I eventually discovered that JMK was a young man with lofty ambitions and a blue-collar work ethic, but not someone who readily shared his dreams with colleagues. His real goal was to become a television reporter and eventually a foreign correspondent. He later credited his print training at CP for helping him write tight scripts.
He quickly moved up the ranks, first in local television in Montreal, then on to network news with CTV, where he became Montreal Bureau Chief at the ripe old age of 21. Five years later – on November 22, 1980 – a Montreal Gazette article noted JMK’s hiring at ABC News and his immediate appointment to head the first Western television bureau in Poland.

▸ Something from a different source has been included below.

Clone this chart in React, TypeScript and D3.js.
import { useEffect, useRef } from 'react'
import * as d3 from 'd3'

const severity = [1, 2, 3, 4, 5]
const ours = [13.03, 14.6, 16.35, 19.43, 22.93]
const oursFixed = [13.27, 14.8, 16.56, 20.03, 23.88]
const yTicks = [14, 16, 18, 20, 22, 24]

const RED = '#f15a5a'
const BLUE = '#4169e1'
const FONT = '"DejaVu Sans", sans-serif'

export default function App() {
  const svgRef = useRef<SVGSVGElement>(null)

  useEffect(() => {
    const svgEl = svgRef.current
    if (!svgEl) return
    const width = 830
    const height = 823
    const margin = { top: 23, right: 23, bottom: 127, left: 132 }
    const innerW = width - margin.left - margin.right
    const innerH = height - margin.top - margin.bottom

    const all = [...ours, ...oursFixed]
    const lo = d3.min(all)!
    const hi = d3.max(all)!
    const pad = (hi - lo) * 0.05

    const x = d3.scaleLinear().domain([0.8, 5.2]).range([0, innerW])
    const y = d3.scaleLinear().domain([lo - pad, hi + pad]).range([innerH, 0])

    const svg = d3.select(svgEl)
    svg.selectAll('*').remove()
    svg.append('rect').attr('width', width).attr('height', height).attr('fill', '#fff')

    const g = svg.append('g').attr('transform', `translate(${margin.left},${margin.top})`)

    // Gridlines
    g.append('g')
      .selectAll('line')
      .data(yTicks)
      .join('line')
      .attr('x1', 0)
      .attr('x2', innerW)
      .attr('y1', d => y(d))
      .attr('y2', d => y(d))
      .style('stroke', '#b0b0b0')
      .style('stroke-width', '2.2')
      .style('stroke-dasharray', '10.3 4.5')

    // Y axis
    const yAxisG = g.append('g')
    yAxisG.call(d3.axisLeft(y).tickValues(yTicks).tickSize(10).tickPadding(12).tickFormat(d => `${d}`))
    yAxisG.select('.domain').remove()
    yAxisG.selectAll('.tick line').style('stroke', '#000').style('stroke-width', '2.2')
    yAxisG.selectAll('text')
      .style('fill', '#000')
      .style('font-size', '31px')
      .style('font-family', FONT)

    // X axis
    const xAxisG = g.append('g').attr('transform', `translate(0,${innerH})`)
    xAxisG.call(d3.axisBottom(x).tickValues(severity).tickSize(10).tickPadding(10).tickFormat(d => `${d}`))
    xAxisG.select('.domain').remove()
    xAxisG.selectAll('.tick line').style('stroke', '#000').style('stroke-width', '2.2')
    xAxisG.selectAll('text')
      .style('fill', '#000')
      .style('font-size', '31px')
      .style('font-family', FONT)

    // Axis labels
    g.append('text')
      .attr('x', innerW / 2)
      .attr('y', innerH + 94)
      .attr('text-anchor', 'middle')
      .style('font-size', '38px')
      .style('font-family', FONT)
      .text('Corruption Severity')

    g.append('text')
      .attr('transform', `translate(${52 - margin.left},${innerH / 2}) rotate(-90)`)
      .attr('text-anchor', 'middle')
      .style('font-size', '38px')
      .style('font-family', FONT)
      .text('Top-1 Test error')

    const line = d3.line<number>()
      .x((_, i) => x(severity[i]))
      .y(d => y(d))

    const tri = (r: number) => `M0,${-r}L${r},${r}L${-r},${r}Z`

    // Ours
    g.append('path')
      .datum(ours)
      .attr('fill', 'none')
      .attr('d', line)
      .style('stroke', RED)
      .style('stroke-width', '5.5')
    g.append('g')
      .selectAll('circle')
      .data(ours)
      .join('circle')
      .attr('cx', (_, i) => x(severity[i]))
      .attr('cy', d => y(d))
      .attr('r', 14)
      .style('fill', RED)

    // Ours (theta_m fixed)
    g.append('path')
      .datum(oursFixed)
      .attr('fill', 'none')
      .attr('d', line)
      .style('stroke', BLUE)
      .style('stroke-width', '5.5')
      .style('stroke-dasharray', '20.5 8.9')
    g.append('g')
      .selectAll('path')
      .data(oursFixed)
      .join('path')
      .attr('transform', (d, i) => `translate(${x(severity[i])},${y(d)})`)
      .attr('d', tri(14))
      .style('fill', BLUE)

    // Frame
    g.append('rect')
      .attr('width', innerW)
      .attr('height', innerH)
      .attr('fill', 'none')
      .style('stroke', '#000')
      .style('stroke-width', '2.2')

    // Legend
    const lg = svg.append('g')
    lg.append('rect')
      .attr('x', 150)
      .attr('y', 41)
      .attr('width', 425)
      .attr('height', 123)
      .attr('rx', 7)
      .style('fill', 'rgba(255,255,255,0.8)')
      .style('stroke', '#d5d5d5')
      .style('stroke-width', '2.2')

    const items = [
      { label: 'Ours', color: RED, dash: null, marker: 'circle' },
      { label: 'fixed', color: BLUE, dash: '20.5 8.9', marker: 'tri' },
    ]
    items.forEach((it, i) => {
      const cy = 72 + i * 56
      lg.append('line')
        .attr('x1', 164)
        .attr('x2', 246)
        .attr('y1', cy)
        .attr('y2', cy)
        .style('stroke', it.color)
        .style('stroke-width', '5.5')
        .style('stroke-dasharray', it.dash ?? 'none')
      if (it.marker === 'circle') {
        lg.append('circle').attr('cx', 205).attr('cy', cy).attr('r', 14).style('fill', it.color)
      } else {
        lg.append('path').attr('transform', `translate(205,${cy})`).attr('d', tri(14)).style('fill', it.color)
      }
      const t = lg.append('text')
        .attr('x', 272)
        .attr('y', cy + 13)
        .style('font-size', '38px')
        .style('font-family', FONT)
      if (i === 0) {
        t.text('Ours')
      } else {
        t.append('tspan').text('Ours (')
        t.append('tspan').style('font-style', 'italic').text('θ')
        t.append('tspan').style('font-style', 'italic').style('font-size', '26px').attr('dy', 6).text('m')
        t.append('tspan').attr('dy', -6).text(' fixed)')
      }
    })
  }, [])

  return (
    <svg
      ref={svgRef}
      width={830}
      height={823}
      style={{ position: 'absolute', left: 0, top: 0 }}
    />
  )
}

This was at a time when the Soviet Union was threatening to invade Poland at any moment. As the sole ABC News reporter in the country, he filed reports each day for World News Tonight with Peter Jennings, Good Morning America, Nightline, and ABC News radio. He was also up against stiff competition from seasoned pros: Bert Quint of CBS, and John Hart of NBC. “I have never worked so hard in my life,” John once confided. “This was my first assignment for ABC and I was struggling to make it through each day.”
Before being shipped off to Warsaw, John – a bachelor at the time – was quoted by the Gazette as saying he would not miss the social life of London or Ottawa, where he had been stationed previously with CTV. “I’m only looking to work hard,” he told the Gazette of his new posting with ABC News. “I’ve got a great deal of responsibility in this new job and I want to do well.”
The newspaper noted John’s earlier stints with Canadian Press, Associated Press, the Canadian Broadcasting Corporation, and Time Magazine. John, who had plotted his career course up to that point like a player contemplating a chess board, acknowledged to the Gazette: “You know, I used to chart things out carefully. But in the past two or three years, things have happened too quickly.”
JMK’s first television boss, Bert Cannings, news director at CFCF in Montreal, was quoted as saying: “McKenzie was one of the better lads who’ve crossed my path. He’s a highly reliable man, a good honest journalist. If he ever applied for a job with me and I didn’t have a job opening, I’d make a vacancy for him.”
Based on his impressive body of work as journalist, there have been many organizations that have opened their doors to JMK and will likely continue to do so. Here are some of his recollections from a 30-year career as an ABC News correspondent.
• Evangelist Billy Graham – “He got angry with me because I asked some tough questions about his son, Franklin, who was being groomed to take over the ministry. During the interview, with cameras rolling, he suddenly became noticeably stern – and I got scared. It felt like God was expressing his displeasure with me.”
• Tennis player Venus Williams when she was about 15 – “I upset her father, Richard Williams. He interrupted the interview to berate me at length, on camera, upset that I was asking Venus too many questions about why she felt confident she could beat older, more experienced tennis players.” That confrontation was portrayed in the movie ‘King Richard’.
• Singer Tony Bennett – “I followed Tony on tour, from city to city, for the ABC News program Day One. I interviewed him at each stop, much to his frustration. He never wanted to divulge much about those earlier years when his career was floundering. But I kept trying.”
• Lech Walesa, a shipyard electrician who became leader of the union movement, Solidarity, in 1980 and was later president of Poland – “Any time we needed Lech, we always knew where to find him. Lech liked to spend his evenings with a young Polish girl we had hired as our fixer.” John was eventually expelled from Poland as a persona non grata after the state security service heard a tape, secretly recorded, of him asking a soldier he knew how Polish troops would respond if the Soviets invaded.
• PLO chairman Yasser Arafat – “This was a last-minute assignment. We were told to wait in the lobby of Beirut’s Commodore Hotel (known to all Doonesbury fans) and PLO security would pick us up at midnight. We were blindfolded and driven to a small office building, where we descended four floors and set up all the camera gear. After another one-hour wait, the chairman appeared with a wide grin. He spoke perfect English, and we started off telling a few jokes. ‘Should we tell you the soundman is Jewish?’ Everyone howled.”
These days John, the father of three grown children, works in the south of France where he puts his vast communication experience to good use, guiding innovative European companies and non-profit organizations.
Like his father, Ken McKenzie, decades earlier, JMK has always embraced challenges and risks en route to seizing opportunities to advance his career – proving, once again, the adage that the apple does not fall far from the tree.